There are a couple of errors in the current article:

  1. Nuo tai is still in use outside Taiwan, e.g., in Hong Kong. It might be a bit old fashioned, but it is still in use.
  2. Ping tai is very much still in current use in letters and is not old fashioned at all. There are two places in letters that really are ping tai if you think about it:
    1. The line break within the closing blessing in informal letters
    2. The line break within the address to recipient in formal letters

Gniw (Wing) (talk) 05:12, 29 December 2010 (UTC)

Queries[edit]

  • What does "above a normal line" mean?
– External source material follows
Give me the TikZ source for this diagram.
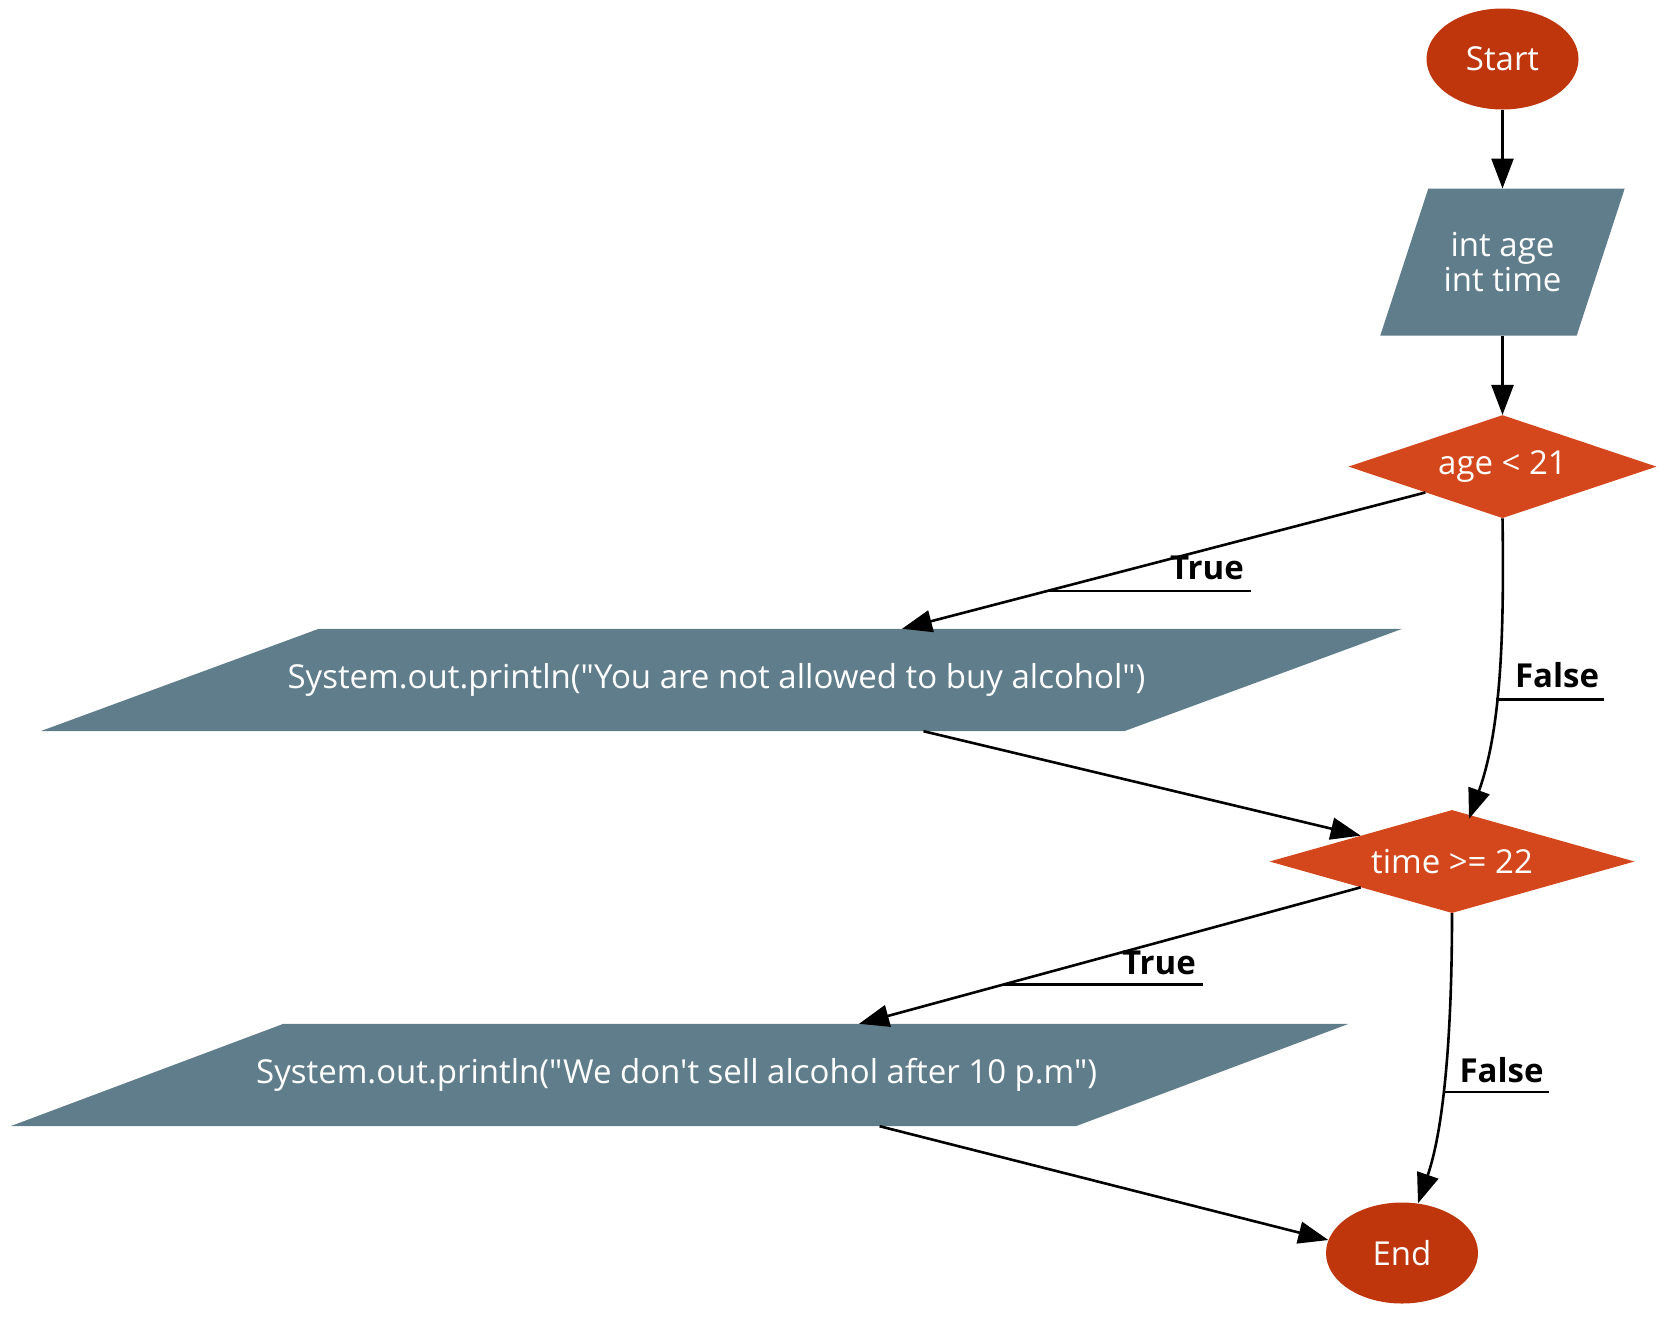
\documentclass[tikz,border=0pt]{standalone}
\usepackage{fontspec}
\setmainfont{Open Sans}[Ligatures=TeXOff]
\usetikzlibrary{shapes.geometric,arrows.meta,calc,backgrounds}
\definecolor{ovalc}{HTML}{BF360C}
\definecolor{diac}{HTML}{D4461C}
\definecolor{parac}{HTML}{607D8B}
\begin{document}
\begin{tikzpicture}[x=1pt,y=-1pt,
  txt/.style={font=\fontsize{33}{35}\selectfont, text=white, align=center, inner sep=0pt},
  oval/.style={txt, ellipse, fill=ovalc, minimum width=152pt, minimum height=101pt},
  dia/.style={txt, diamond, fill=diac, aspect=3},
  core/.style={txt, rectangle},
  arr/.style={line width=2.6pt, -{Triangle[length=30pt,width=22pt]}},
  deco/.style={line width=2.6pt},
  lbl/.style={font=\fontsize{33}{35}\selectfont\bfseries, inner sep=0pt}]
\useasboundingbox (0,0) rectangle (1678,1331);

\node[oval] (start) at (1502.5,59) {Start};
\node[core, minimum width=148pt, minimum height=146.6pt] (inp) at (1502.5,262) {int age\\int time};
\node[dia, minimum width=308pt, minimum height=103pt] (d1) at (1502.5,466.6) {age < 21};
\node[core, minimum width=805pt, minimum height=102pt] (p1) at (721.5,680) {\makebox[0pt][c]{\hspace{-10pt}System.out.println("You are not allowed to buy alcohol")}};
\node[dia, minimum width=365pt, minimum height=103pt] (d2) at (1452,861.5) {time >= 22};
\node[core, minimum width=792pt, minimum height=102pt] (p2) at (679.6,1075) {\makebox[0pt][c]{\hspace{-6pt}System.out.println("We don't sell alcohol after 10 p.m")}};
\node[oval] (end) at (1402,1253) {End};

\begin{scope}[on background layer]
\fill[parac] ($(inp.south west)+(-48,0)$) -- (inp.south east) -- ($(inp.north east)+(48,0)$) -- (inp.north west) -- cycle;
\fill[parac] ($(p1.south west)+(-278.3,0)$) -- (p1.south east) -- ($(p1.north east)+(278,0)$) -- (p1.north west) -- cycle;
\fill[parac] ($(p2.south west)+(-272.9,0)$) -- (p2.south east) -- ($(p2.north east)+(272.9,0)$) -- (p2.north west) -- cycle;
\end{scope}

\draw[arr] (start) -- (inp);
\draw[arr] (inp) -- (d1);

\draw[arr] (d1.south west) -- coordinate[pos=0.722] (m1) ($(p1.north)+(180.5,0)$);
\node[lbl] (t1) at (1207,568) {True};
\draw[deco] (m1) -- ($(m1 -| t1.east)+(7,0)$);

\draw[arr] (d1.south) .. controls ($(d1.south)+(2,130)$) and ($(d1.south)+(-3,215)$) .. coordinate[pos=0.55] (m2) ($(d2.north)+(17,9)$);
\node[lbl] (f1) at (1557,675) {False};
\draw[deco] (m2) -- ($(m2 -| f1.east)+(5,0)$);

\draw[arr] ($(p1.south)+(202,0)$) -- (d2.north west);

\draw[arr] (d2.south west) -- coordinate[pos=0.712] (m3) ($(p2.north)+(179.4,0)$);
\node[lbl] (t2) at (1159,963) {True};
\draw[deco] (m3) -- ($(m3 -| t2.east)+(7,0)$);

\draw[arr] (d2.south) .. controls ($(d2.south)+(0,120)$) and ($(d2.south)+(-8,215)$) .. coordinate[pos=0.56] (m4) ($(end.north)+(16,1)$);
\node[lbl] (f2) at (1501.5,1070) {False};
\draw[deco] (m4) -- ($(m4 -| f2.east)+(5,0)$);

\draw[arr] ($(p2.south)+(200,0)$) -- (end.170);
\end{tikzpicture}
\end{document}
If "crlf" means "carriage return, line feed", does it mean this?:-
    1.  :: Dan tai: insert "crlf space"
    2.  :: Shuang tai: insert "crlf space space"
    3.  :: San tai: insert "crlf space space space"
    • "San tai (Chinese: 三抬, literally "triple shift") as above, but three characters above a normal line; since Chinese writers customarily leave a margin of two characters for tai tou from the paper border, a san tai would require the first character to appear outside of the page borders" :: this seems to mean, if taken literally, that the first character would be in the air off the left edge of the paper!!! If "above" is literal, the raised characters would overlap the previous line of text above. Or what is intended?
    • The examples shown in zh:抬頭 seem to show that "san tai" respect of 天 ("heaven") is written with "crlf space space" before the character.